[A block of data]
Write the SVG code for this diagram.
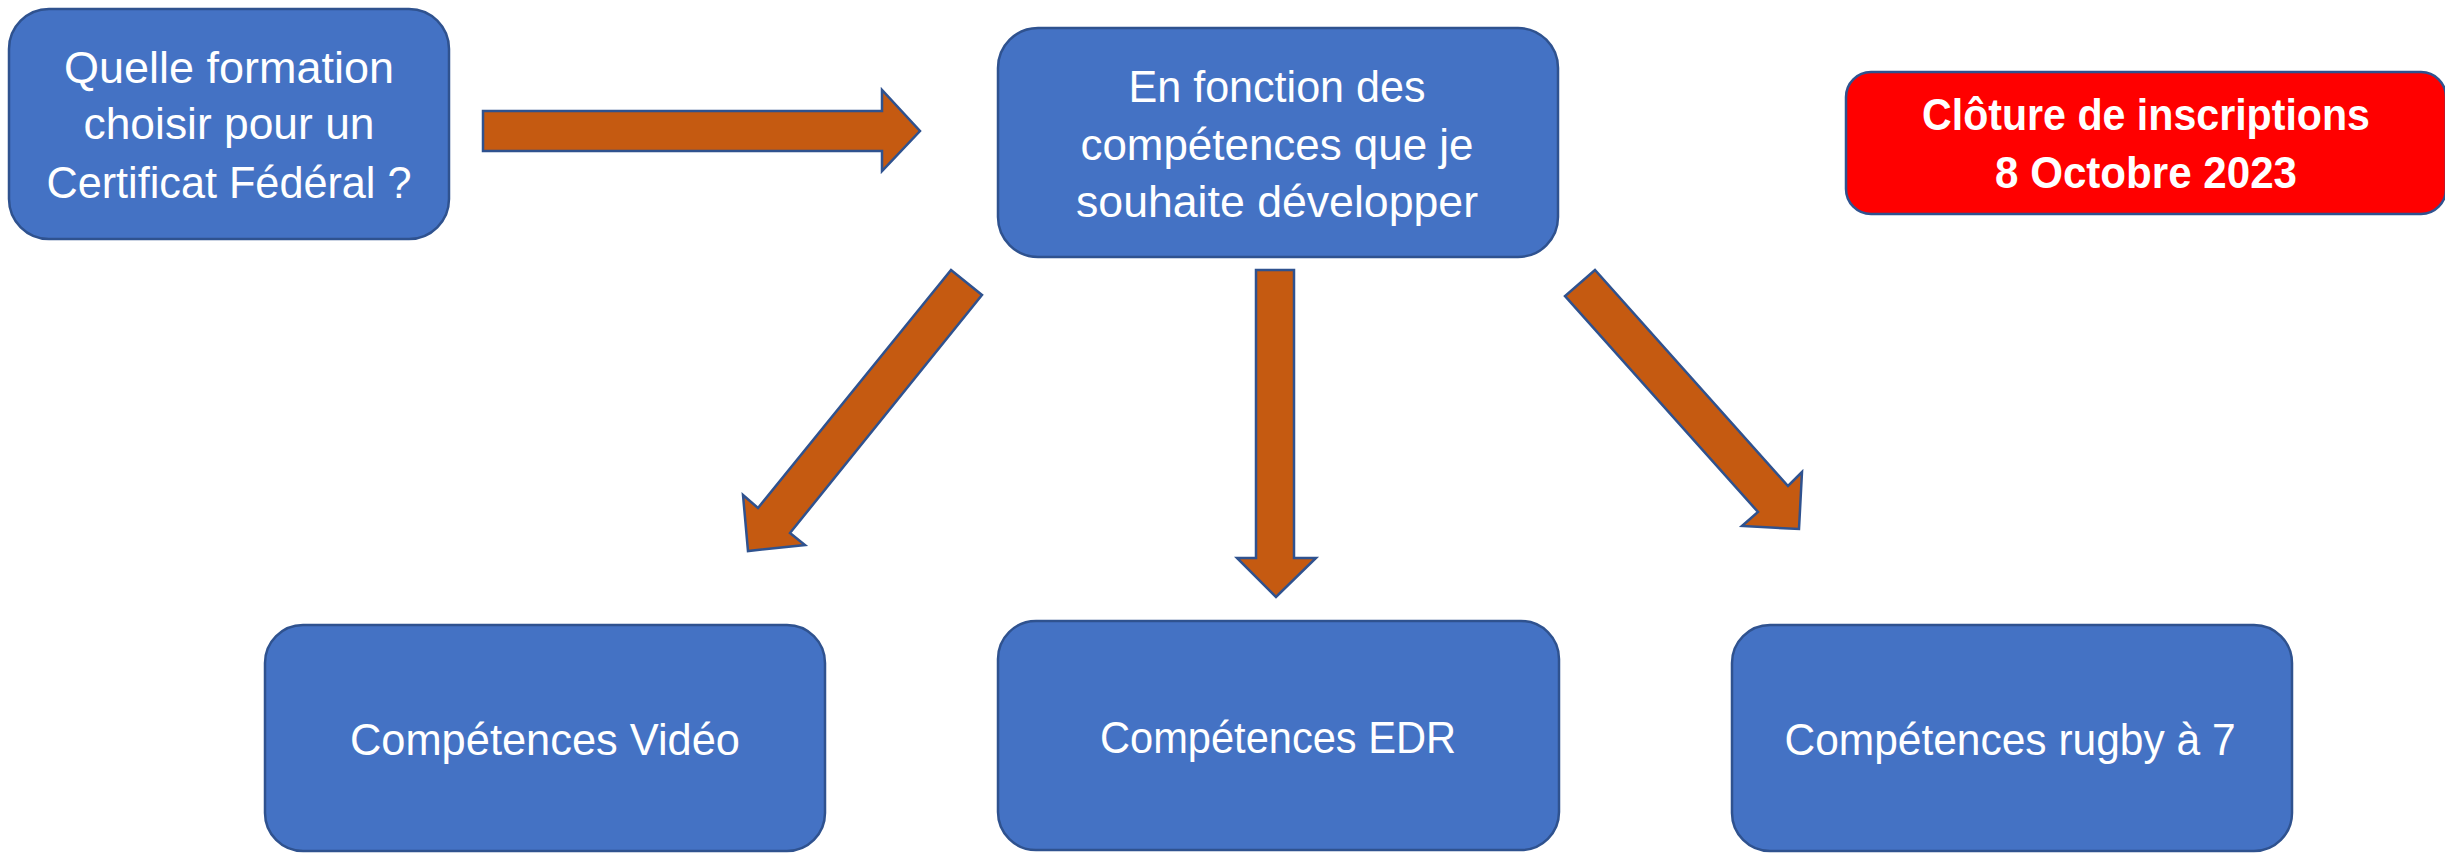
<svg xmlns="http://www.w3.org/2000/svg" width="2445" height="853" viewBox="0 0 2445 853">
<style>
.box{fill:#4472C4;stroke:#2F528F;stroke-width:2.5}
.red{fill:#FF0000;stroke:#2F528F;stroke-width:2.5}
.arr{fill:#C55A11;stroke:#2F528F;stroke-width:2.5;stroke-linejoin:miter}
.t{font-family:"Liberation Sans",Arial,sans-serif;font-size:44px;fill:#FFFFFF;text-anchor:middle}
.b{font-weight:bold;font-size:44px}
</style>
<rect width="2445" height="853" fill="#FFFFFF"/>
<g id="node-question">
<rect class="box" x="9" y="9" width="440" height="230" rx="40" ry="40"/>
<text class="t" x="229" y="83" textLength="330" lengthAdjust="spacingAndGlyphs">Quelle formation</text>
<text class="t" x="229" y="139" textLength="291" lengthAdjust="spacingAndGlyphs">choisir pour un</text>
<text class="t" x="229" y="198" textLength="365" lengthAdjust="spacingAndGlyphs">Certificat Fédéral ?</text>
</g>
<g id="node-fonction">
<rect class="box" x="998" y="28" width="560" height="229" rx="40" ry="40"/>
<text class="t" x="1277" y="102" textLength="297" lengthAdjust="spacingAndGlyphs">En fonction des</text>
<text class="t" x="1277" y="160" textLength="393" lengthAdjust="spacingAndGlyphs">compétences que je</text>
<text class="t" x="1277" y="217" textLength="402" lengthAdjust="spacingAndGlyphs">souhaite développer</text>
</g>
<g id="node-cloture">
<rect class="red" x="1846" y="72" width="600" height="142" rx="25" ry="25"/>
<text class="t b" x="2146" y="130" textLength="448" lengthAdjust="spacingAndGlyphs">Clôture de inscriptions</text>
<text class="t b" x="2146" y="188" textLength="302" lengthAdjust="spacingAndGlyphs">8 Octobre 2023</text>
</g>
<g id="node-video">
<rect class="box" x="265" y="625" width="560" height="226" rx="38" ry="38"/>
<text class="t" x="545" y="755" textLength="390" lengthAdjust="spacingAndGlyphs">Compétences Vidéo</text>
</g>
<g id="node-edr">
<rect class="box" x="998" y="621" width="561" height="229" rx="38" ry="38"/>
<text class="t" x="1278" y="753" textLength="356" lengthAdjust="spacingAndGlyphs">Compétences EDR</text>
</g>
<g id="node-rugby">
<rect class="box" x="1732" y="625" width="560" height="226" rx="38" ry="38"/>
<text class="t" x="2010" y="755" textLength="451" lengthAdjust="spacingAndGlyphs">Compétences rugby à 7</text>
</g>
<g id="connectors">
<polygon class="arr" points="483,111 882,111 882,90 920,131 882,171 882,151 483,151"/>
<polygon class="arr" points="1256,270 1294,270 1294,558 1316,558 1276,597 1237,558 1256,558"/>
<polygon class="arr" points="951,270 982,295 790,533 805,545 748,551 743,495 758,508"/>
<polygon class="arr" points="1595,270 1565,296 1758,512 1742,526 1799,529 1802,472 1788,486"/>
</g>
</svg>
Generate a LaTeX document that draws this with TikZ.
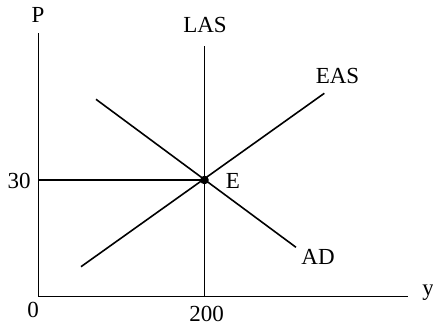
\documentclass[tikz,border=0pt]{standalone}
\usepackage{fontspec}
\setmainfont{Liberation Serif}
\begin{document}
\begin{tikzpicture}[x=1pt,y=-1pt,
  curve/.style={line width=1.6pt, line cap=butt},
  axis/.style={line width=1.2pt},
  lbl/.style={inner sep=0pt, font=\fontsize{23}{26}\selectfont}]
\useasboundingbox (0,0) rectangle (433,327);
% coordinates
\coordinate (O) at (38.3,296.7);
\coordinate (Ytop) at (38.3,33);
\coordinate (Xend) at (408,296.7);
\coordinate (E) at (204.5,180);
\coordinate (LAStop) at (204.5,46);
\coordinate (LASbot) at (204.5,296.7);
\coordinate (EASa) at (81,266.7);
\coordinate (EASb) at (324.3,93.3);
\coordinate (ADa) at (96,99.3);
\coordinate (ADb) at (296,247.3);
\coordinate (P30) at (38.3,180);
% axes
\draw[axis] (Ytop) -- (O) -- (Xend);
% curves
\draw[curve] (LAStop) -- (LASbot);
\draw[curve] (EASa) -- (EASb);
\draw[curve] (ADa) -- (ADb);
\draw[curve] (P30) -- (E);
\fill (E) circle (4.3);
% labels
\node[lbl] (lP) at (38,15) {P};
\node[lbl] (lLAS) at (205,25) {LAS};
\node[lbl] (lEAS) at (337.5,76) {EAS};
\node[lbl] (lE) at (233,180.5) {E};
\node[lbl] (lAD) at (318,257) {AD};
\node[lbl] (ly) at (428,293) {y};
\node[lbl] (l0) at (33,310) {0};
\node[lbl] (l200) at (206.5,314) {200};
\node[lbl] (l30) at (19,180.5) {30};
\end{tikzpicture}
\end{document}
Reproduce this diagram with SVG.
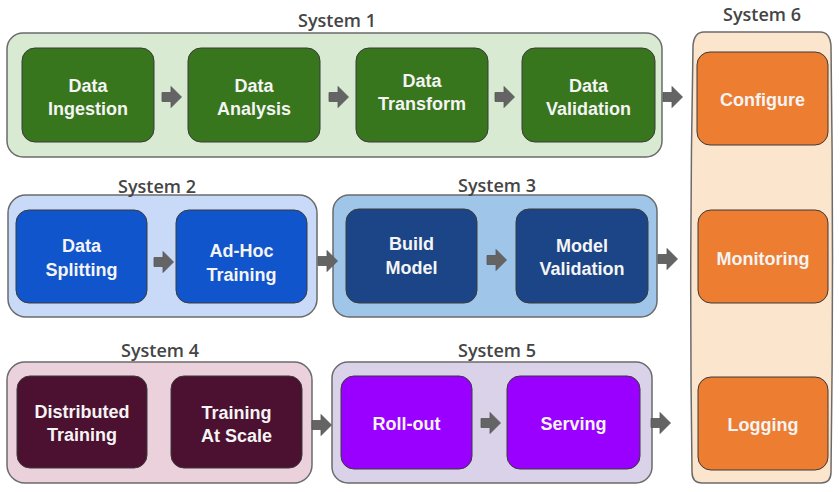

TASK INSTRUCTIONS :: Output the full set of records above without changing a word, and drop the images.

SOLUTION TO THE EXERCISE ::
Write the SVG code for this diagram.
<svg xmlns="http://www.w3.org/2000/svg" width="2445" height="853" viewBox="0 0 2445 853">
<style>
.box{fill:#4472C4;stroke:#2F528F;stroke-width:2.5}
.red{fill:#FF0000;stroke:#2F528F;stroke-width:2.5}
.arr{fill:#C55A11;stroke:#2F528F;stroke-width:2.5;stroke-linejoin:miter}
.t{font-family:"Liberation Sans",Arial,sans-serif;font-size:44px;fill:#FFFFFF;text-anchor:middle}
.b{font-weight:bold;font-size:44px}
</style>
<rect width="2445" height="853" fill="#FFFFFF"/>
<g id="node-question">
<rect class="box" x="9" y="9" width="440" height="230" rx="40" ry="40"/>
<text class="t" x="229" y="83" textLength="330" lengthAdjust="spacingAndGlyphs">Quelle formation</text>
<text class="t" x="229" y="139" textLength="291" lengthAdjust="spacingAndGlyphs">choisir pour un</text>
<text class="t" x="229" y="198" textLength="365" lengthAdjust="spacingAndGlyphs">Certificat Fédéral ?</text>
</g>
<g id="node-fonction">
<rect class="box" x="998" y="28" width="560" height="229" rx="40" ry="40"/>
<text class="t" x="1277" y="102" textLength="297" lengthAdjust="spacingAndGlyphs">En fonction des</text>
<text class="t" x="1277" y="160" textLength="393" lengthAdjust="spacingAndGlyphs">compétences que je</text>
<text class="t" x="1277" y="217" textLength="402" lengthAdjust="spacingAndGlyphs">souhaite développer</text>
</g>
<g id="node-cloture">
<rect class="red" x="1846" y="72" width="600" height="142" rx="25" ry="25"/>
<text class="t b" x="2146" y="130" textLength="448" lengthAdjust="spacingAndGlyphs">Clôture de inscriptions</text>
<text class="t b" x="2146" y="188" textLength="302" lengthAdjust="spacingAndGlyphs">8 Octobre 2023</text>
</g>
<g id="node-video">
<rect class="box" x="265" y="625" width="560" height="226" rx="38" ry="38"/>
<text class="t" x="545" y="755" textLength="390" lengthAdjust="spacingAndGlyphs">Compétences Vidéo</text>
</g>
<g id="node-edr">
<rect class="box" x="998" y="621" width="561" height="229" rx="38" ry="38"/>
<text class="t" x="1278" y="753" textLength="356" lengthAdjust="spacingAndGlyphs">Compétences EDR</text>
</g>
<g id="node-rugby">
<rect class="box" x="1732" y="625" width="560" height="226" rx="38" ry="38"/>
<text class="t" x="2010" y="755" textLength="451" lengthAdjust="spacingAndGlyphs">Compétences rugby à 7</text>
</g>
<g id="connectors">
<polygon class="arr" points="483,111 882,111 882,90 920,131 882,171 882,151 483,151"/>
<polygon class="arr" points="1256,270 1294,270 1294,558 1316,558 1276,597 1237,558 1256,558"/>
<polygon class="arr" points="951,270 982,295 790,533 805,545 748,551 743,495 758,508"/>
<polygon class="arr" points="1595,270 1565,296 1758,512 1742,526 1799,529 1802,472 1788,486"/>
</g>
</svg>
Generate a LaTeX document that draws this with TikZ.
\documentclass[tikz,border=0pt]{standalone}
\usepackage{fontspec}
\setmainfont{Liberation Serif}
\begin{document}
\begin{tikzpicture}[x=1pt,y=-1pt,
  curve/.style={line width=1.6pt, line cap=butt},
  axis/.style={line width=1.2pt},
  lbl/.style={inner sep=0pt, font=\fontsize{23}{26}\selectfont}]
\useasboundingbox (0,0) rectangle (433,327);
% coordinates
\coordinate (O) at (38.3,296.7);
\coordinate (Ytop) at (38.3,33);
\coordinate (Xend) at (408,296.7);
\coordinate (E) at (204.5,180);
\coordinate (LAStop) at (204.5,46);
\coordinate (LASbot) at (204.5,296.7);
\coordinate (EASa) at (81,266.7);
\coordinate (EASb) at (324.3,93.3);
\coordinate (ADa) at (96,99.3);
\coordinate (ADb) at (296,247.3);
\coordinate (P30) at (38.3,180);
% axes
\draw[axis] (Ytop) -- (O) -- (Xend);
% curves
\draw[curve] (LAStop) -- (LASbot);
\draw[curve] (EASa) -- (EASb);
\draw[curve] (ADa) -- (ADb);
\draw[curve] (P30) -- (E);
\fill (E) circle (4.3);
% labels
\node[lbl] (lP) at (38,15) {P};
\node[lbl] (lLAS) at (205,25) {LAS};
\node[lbl] (lEAS) at (337.5,76) {EAS};
\node[lbl] (lE) at (233,180.5) {E};
\node[lbl] (lAD) at (318,257) {AD};
\node[lbl] (ly) at (428,293) {y};
\node[lbl] (l0) at (33,310) {0};
\node[lbl] (l200) at (206.5,314) {200};
\node[lbl] (l30) at (19,180.5) {30};
\end{tikzpicture}
\end{document}
Reproduce this diagram with SVG.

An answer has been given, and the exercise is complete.